Omit the pictures from the entries below and retype everything else exactly.
[Data rows start]
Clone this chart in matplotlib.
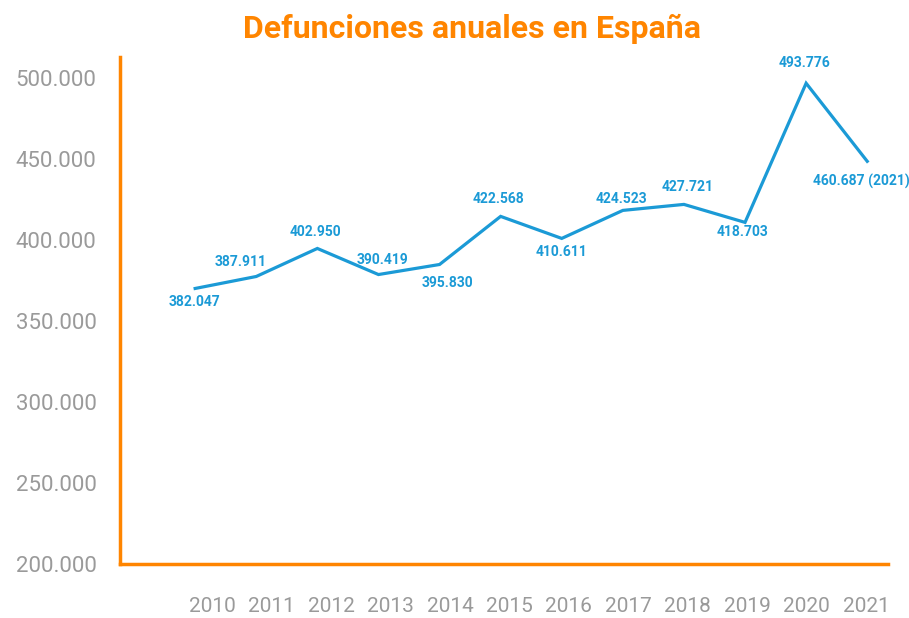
import numpy as np
import matplotlib.pyplot as plt
from matplotlib.ticker import FuncFormatter

years = ["2010", "2011", "2012", "2013", "2014", "2015",
         "2016", "2017", "2018", "2019", "2020", "2021"]
# line heights as drawn in the chart
deaths = [370100, 377500, 394800, 378700, 384900, 414600,
          401000, 418300, 422000, 410900, 496800, 448600]
# labels as printed in the chart
labels = ["382.047", "387.911", "402.950", "390.419", "395.830", "422.568",
          "410.611", "424.523", "427.721", "418.703", "493.776", "460.687 (2021)"]

orange = "#ff8500"
blue = "#1b9ad6"
grey = "#9a9a9a"

plt.rcParams["font.family"] = ["Roboto", "DejaVu Sans"]

fig = plt.figure(figsize=(9.09, 6.18), dpi=100)
ax = fig.add_axes([120 / 909, 1 - 564 / 618, (888 - 120) / 909, (564 - 57) / 618])

x = np.arange(len(years))
ax.plot(x, deaths, color=blue, lw=2.3, solid_joinstyle="miter")

# label offsets in pixels (dx, dy)
offs = [(-1, -14), (-16, 14), (-2, 16), (4, 15), (8, -19), (-2, 17),
        (0, -14), (-1, 11), (4, 17), (-3, -10), (-2, 20), (-6, -20)]
for xi, yi, lab, (dx, dy) in zip(x, deaths, labels, offs):
    ax.annotate(lab, (xi, yi), xytext=(dx * 0.72, dy * 0.72), textcoords="offset points",
                ha="center", va="center", color=blue, fontsize=10, fontweight="bold")

ax.set_xlim(-1.23, 11.34)
ax.set_ylim(200000, 513000)
ax.set_yticks(np.arange(200000, 500001, 50000))
ax.yaxis.set_major_formatter(FuncFormatter(lambda v, p: f"{v:,.0f}".replace(",", ".")))
ax.set_xticks(0.28 + x * 0.9727)
ax.set_xticklabels(years)

ax.tick_params(axis="y", length=0, pad=17, labelsize=16, labelcolor=grey)
ax.tick_params(axis="x", length=0, pad=24, labelsize=15, labelcolor=grey)

for s in ["top", "right"]:
    ax.spines[s].set_visible(False)
for s in ["left", "bottom"]:
    ax.spines[s].set_color(orange)
    ax.spines[s].set_linewidth(2.5)

fig.text(472 / 909, 1 - 29 / 618, "Defunciones anuales en España", ha="center", va="center",
         color=orange, fontsize=23, fontweight="bold")

fig.savefig("out.png", dpi=100)
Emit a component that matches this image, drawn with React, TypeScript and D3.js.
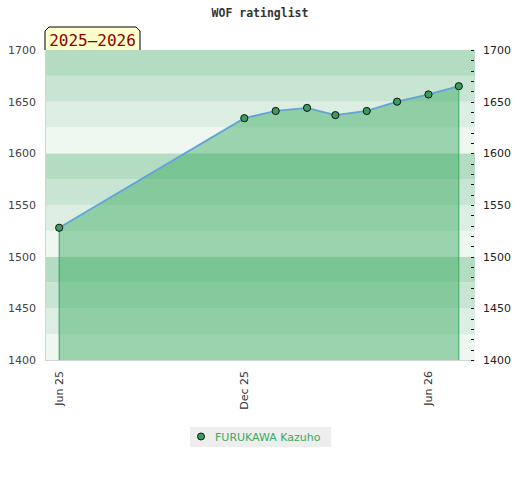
import * as d3 from 'd3'

// rating history
const dates = ['2025-06-01', '2025-12-01', '2026-01-01', '2026-02-01', '2026-03-01', '2026-04-01', '2026-05-01', '2026-06-01', '2026-07-01']
const ratings = [1528, 1634, 1641, 1644, 1637, 1641, 1650, 1657, 1665]
const xTicks = ['2025-06-01', '2025-12-01', '2026-06-01']
const yLabels = [1400, 1450, 1500, 1550, 1600, 1650, 1700]
const playerName = 'FURUKAWA Kazuho'
const seasonLabel = '2025–2026'
const chartTitle = 'WOF ratinglist'

const width = 520
const height = 480
const left = 45
const right = 475
const top = 50
const bottom = 360

const bandColors = ['#eff7f1', '#dceee2', '#c8e5d3', '#b3dcc2']

export default function App() {
  const parse = d3.utcParse('%Y-%m-%d')
  const points = dates.map((d, i) => ({ date: parse(d) as Date, value: ratings[i] }))

  const x = d3.scaleUtc()
    .domain([parse('2025-05-18') as Date, parse('2026-07-17') as Date])
    .range([left, right])
  const y = d3.scaleLinear().domain([1400, 1700]).range([bottom, top])

  const line = d3.line<{ date: Date; value: number }>()
    .x(d => x(d.date))
    .y(d => y(d.value))
  const area = d3.area<{ date: Date; value: number }>()
    .x(d => x(d.date))
    .y0(y(1400))
    .y1(d => y(d.value))

  const bands = d3.range(1400, 1700, 25)
  const minor = d3.range(1400, 1701, 10)
  const fmt = d3.utcFormat('%b %y')
  const first = points[0]
  const last = points[points.length - 1]

  return (
    <svg width={width} height={height} style={{ position: 'absolute', left: 0, top: 0, background: '#fff' }}>
      <text x={260} y={17} textAnchor="middle" fontFamily="DejaVu Sans Mono" fontWeight="bold" fontSize={11.5} fill="#333">
        {chartTitle}
      </text>

      {bands.map(lo => (
        <rect key={lo} x={left} y={y(lo + 25)} width={right - left} height={y(lo) - y(lo + 25)}
          fill={bandColors[(lo % 100) / 25]} />
      ))}

      <path d={area(points) ?? ''} fill="rgb(50,167,90)" fillOpacity={0.45} />
      <line x1={x(first.date)} x2={x(first.date)} y1={y(first.value)} y2={bottom} stroke="#3a9d5d" strokeWidth={1} />
      <line x1={x(last.date)} x2={x(last.date)} y1={y(last.value)} y2={bottom} stroke="#3aaa5e" strokeWidth={1} />
      <path d={line(points) ?? ''} fill="none" stroke="#62a3d9" strokeWidth={1.8} />
      {points.map((p, i) => (
        <circle key={i} cx={x(p.date)} cy={y(p.value)} r={3.6} fill="#3a9d5d" stroke="#111" strokeWidth={1} />
      ))}

      <line x1={left + 0.5} x2={left + 0.5} y1={top} y2={bottom} stroke="#d4d4d4" />
      <line x1={left} x2={right} y1={bottom + 0.5} y2={bottom + 0.5} stroke="#d4d4d4" />

      {minor.map(v => (
        <line key={v} x1={right - 4} x2={right - 1} y1={Math.round(y(v)) + 0.5} y2={Math.round(y(v)) + 0.5} stroke="#111" />
      ))}

      {yLabels.map(v => (
        <g key={v} fontFamily="DejaVu Sans" fontSize={11}>
          <text x={36} y={y(v)} dy="0.35em" textAnchor="end" fill="#444">{v}</text>
          <text x={483} y={y(v)} dy="0.35em" textAnchor="start" fill="#222">{v}</text>
        </g>
      ))}

      {xTicks.map(t => {
        const d = parse(t) as Date
        return (
          <text key={t} transform={`translate(${x(d)},371) rotate(-90)`} dy="0.35em" textAnchor="end"
            fontFamily="DejaVu Sans" fontSize={11} fill="#333">
            {fmt(d)}
          </text>
        )
      })}

      <path d={`M${left},${top} L${left},31 L49,27 L136,27 L140,31 L140,${top}`} fill="#ffffcc" stroke="#000" strokeWidth={1} />
      <text x={92.5} y={46} textAnchor="middle" fontFamily="DejaVu Sans Mono" fontSize={16} fill="#8b0000">
        {seasonLabel}
      </text>

      <rect x={190} y={427} width={141} height={20} fill="#eeeeee" />
      <circle cx={201} cy={436.5} r={3.5} fill="#3a9d5d" stroke="#111" strokeWidth={1} />
      <text x={215} y={440.5} fontFamily="DejaVu Sans" fontSize={11} fill="#3aaa5e">{playerName}</text>
    </svg>
  )
}
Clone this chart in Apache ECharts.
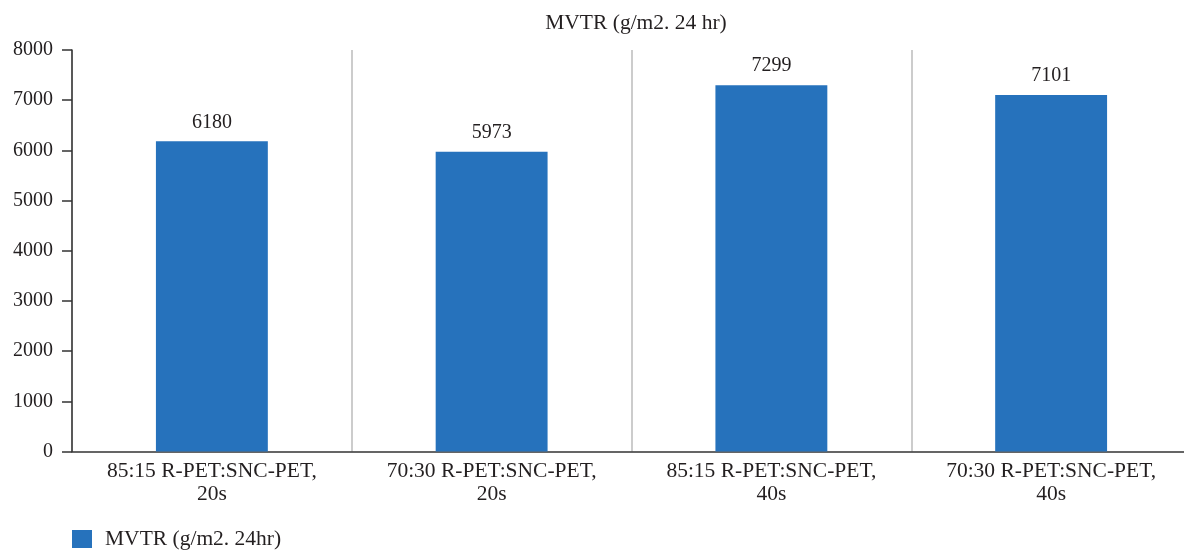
[Data rows end]
Answer:
Clone this chart in matplotlib.
import numpy as np
import matplotlib.pyplot as plt
from matplotlib.ticker import FuncFormatter

years = ["2010", "2011", "2012", "2013", "2014", "2015",
         "2016", "2017", "2018", "2019", "2020", "2021"]
# line heights as drawn in the chart
deaths = [370100, 377500, 394800, 378700, 384900, 414600,
          401000, 418300, 422000, 410900, 496800, 448600]
# labels as printed in the chart
labels = ["382.047", "387.911", "402.950", "390.419", "395.830", "422.568",
          "410.611", "424.523", "427.721", "418.703", "493.776", "460.687 (2021)"]

orange = "#ff8500"
blue = "#1b9ad6"
grey = "#9a9a9a"

plt.rcParams["font.family"] = ["Roboto", "DejaVu Sans"]

fig = plt.figure(figsize=(9.09, 6.18), dpi=100)
ax = fig.add_axes([120 / 909, 1 - 564 / 618, (888 - 120) / 909, (564 - 57) / 618])

x = np.arange(len(years))
ax.plot(x, deaths, color=blue, lw=2.3, solid_joinstyle="miter")

# label offsets in pixels (dx, dy)
offs = [(-1, -14), (-16, 14), (-2, 16), (4, 15), (8, -19), (-2, 17),
        (0, -14), (-1, 11), (4, 17), (-3, -10), (-2, 20), (-6, -20)]
for xi, yi, lab, (dx, dy) in zip(x, deaths, labels, offs):
    ax.annotate(lab, (xi, yi), xytext=(dx * 0.72, dy * 0.72), textcoords="offset points",
                ha="center", va="center", color=blue, fontsize=10, fontweight="bold")

ax.set_xlim(-1.23, 11.34)
ax.set_ylim(200000, 513000)
ax.set_yticks(np.arange(200000, 500001, 50000))
ax.yaxis.set_major_formatter(FuncFormatter(lambda v, p: f"{v:,.0f}".replace(",", ".")))
ax.set_xticks(0.28 + x * 0.9727)
ax.set_xticklabels(years)

ax.tick_params(axis="y", length=0, pad=17, labelsize=16, labelcolor=grey)
ax.tick_params(axis="x", length=0, pad=24, labelsize=15, labelcolor=grey)

for s in ["top", "right"]:
    ax.spines[s].set_visible(False)
for s in ["left", "bottom"]:
    ax.spines[s].set_color(orange)
    ax.spines[s].set_linewidth(2.5)

fig.text(472 / 909, 1 - 29 / 618, "Defunciones anuales en España", ha="center", va="center",
         color=orange, fontsize=23, fontweight="bold")

fig.savefig("out.png", dpi=100)
Emit a component that matches this image, drawn with React, TypeScript and D3.js.
import * as d3 from 'd3'

// rating history
const dates = ['2025-06-01', '2025-12-01', '2026-01-01', '2026-02-01', '2026-03-01', '2026-04-01', '2026-05-01', '2026-06-01', '2026-07-01']
const ratings = [1528, 1634, 1641, 1644, 1637, 1641, 1650, 1657, 1665]
const xTicks = ['2025-06-01', '2025-12-01', '2026-06-01']
const yLabels = [1400, 1450, 1500, 1550, 1600, 1650, 1700]
const playerName = 'FURUKAWA Kazuho'
const seasonLabel = '2025–2026'
const chartTitle = 'WOF ratinglist'

const width = 520
const height = 480
const left = 45
const right = 475
const top = 50
const bottom = 360

const bandColors = ['#eff7f1', '#dceee2', '#c8e5d3', '#b3dcc2']

export default function App() {
  const parse = d3.utcParse('%Y-%m-%d')
  const points = dates.map((d, i) => ({ date: parse(d) as Date, value: ratings[i] }))

  const x = d3.scaleUtc()
    .domain([parse('2025-05-18') as Date, parse('2026-07-17') as Date])
    .range([left, right])
  const y = d3.scaleLinear().domain([1400, 1700]).range([bottom, top])

  const line = d3.line<{ date: Date; value: number }>()
    .x(d => x(d.date))
    .y(d => y(d.value))
  const area = d3.area<{ date: Date; value: number }>()
    .x(d => x(d.date))
    .y0(y(1400))
    .y1(d => y(d.value))

  const bands = d3.range(1400, 1700, 25)
  const minor = d3.range(1400, 1701, 10)
  const fmt = d3.utcFormat('%b %y')
  const first = points[0]
  const last = points[points.length - 1]

  return (
    <svg width={width} height={height} style={{ position: 'absolute', left: 0, top: 0, background: '#fff' }}>
      <text x={260} y={17} textAnchor="middle" fontFamily="DejaVu Sans Mono" fontWeight="bold" fontSize={11.5} fill="#333">
        {chartTitle}
      </text>

      {bands.map(lo => (
        <rect key={lo} x={left} y={y(lo + 25)} width={right - left} height={y(lo) - y(lo + 25)}
          fill={bandColors[(lo % 100) / 25]} />
      ))}

      <path d={area(points) ?? ''} fill="rgb(50,167,90)" fillOpacity={0.45} />
      <line x1={x(first.date)} x2={x(first.date)} y1={y(first.value)} y2={bottom} stroke="#3a9d5d" strokeWidth={1} />
      <line x1={x(last.date)} x2={x(last.date)} y1={y(last.value)} y2={bottom} stroke="#3aaa5e" strokeWidth={1} />
      <path d={line(points) ?? ''} fill="none" stroke="#62a3d9" strokeWidth={1.8} />
      {points.map((p, i) => (
        <circle key={i} cx={x(p.date)} cy={y(p.value)} r={3.6} fill="#3a9d5d" stroke="#111" strokeWidth={1} />
      ))}

      <line x1={left + 0.5} x2={left + 0.5} y1={top} y2={bottom} stroke="#d4d4d4" />
      <line x1={left} x2={right} y1={bottom + 0.5} y2={bottom + 0.5} stroke="#d4d4d4" />

      {minor.map(v => (
        <line key={v} x1={right - 4} x2={right - 1} y1={Math.round(y(v)) + 0.5} y2={Math.round(y(v)) + 0.5} stroke="#111" />
      ))}

      {yLabels.map(v => (
        <g key={v} fontFamily="DejaVu Sans" fontSize={11}>
          <text x={36} y={y(v)} dy="0.35em" textAnchor="end" fill="#444">{v}</text>
          <text x={483} y={y(v)} dy="0.35em" textAnchor="start" fill="#222">{v}</text>
        </g>
      ))}

      {xTicks.map(t => {
        const d = parse(t) as Date
        return (
          <text key={t} transform={`translate(${x(d)},371) rotate(-90)`} dy="0.35em" textAnchor="end"
            fontFamily="DejaVu Sans" fontSize={11} fill="#333">
            {fmt(d)}
          </text>
        )
      })}

      <path d={`M${left},${top} L${left},31 L49,27 L136,27 L140,31 L140,${top}`} fill="#ffffcc" stroke="#000" strokeWidth={1} />
      <text x={92.5} y={46} textAnchor="middle" fontFamily="DejaVu Sans Mono" fontSize={16} fill="#8b0000">
        {seasonLabel}
      </text>

      <rect x={190} y={427} width={141} height={20} fill="#eeeeee" />
      <circle cx={201} cy={436.5} r={3.5} fill="#3a9d5d" stroke="#111" strokeWidth={1} />
      <text x={215} y={440.5} fontFamily="DejaVu Sans" fontSize={11} fill="#3aaa5e">{playerName}</text>
    </svg>
  )
}
Clone this chart in Apache ECharts.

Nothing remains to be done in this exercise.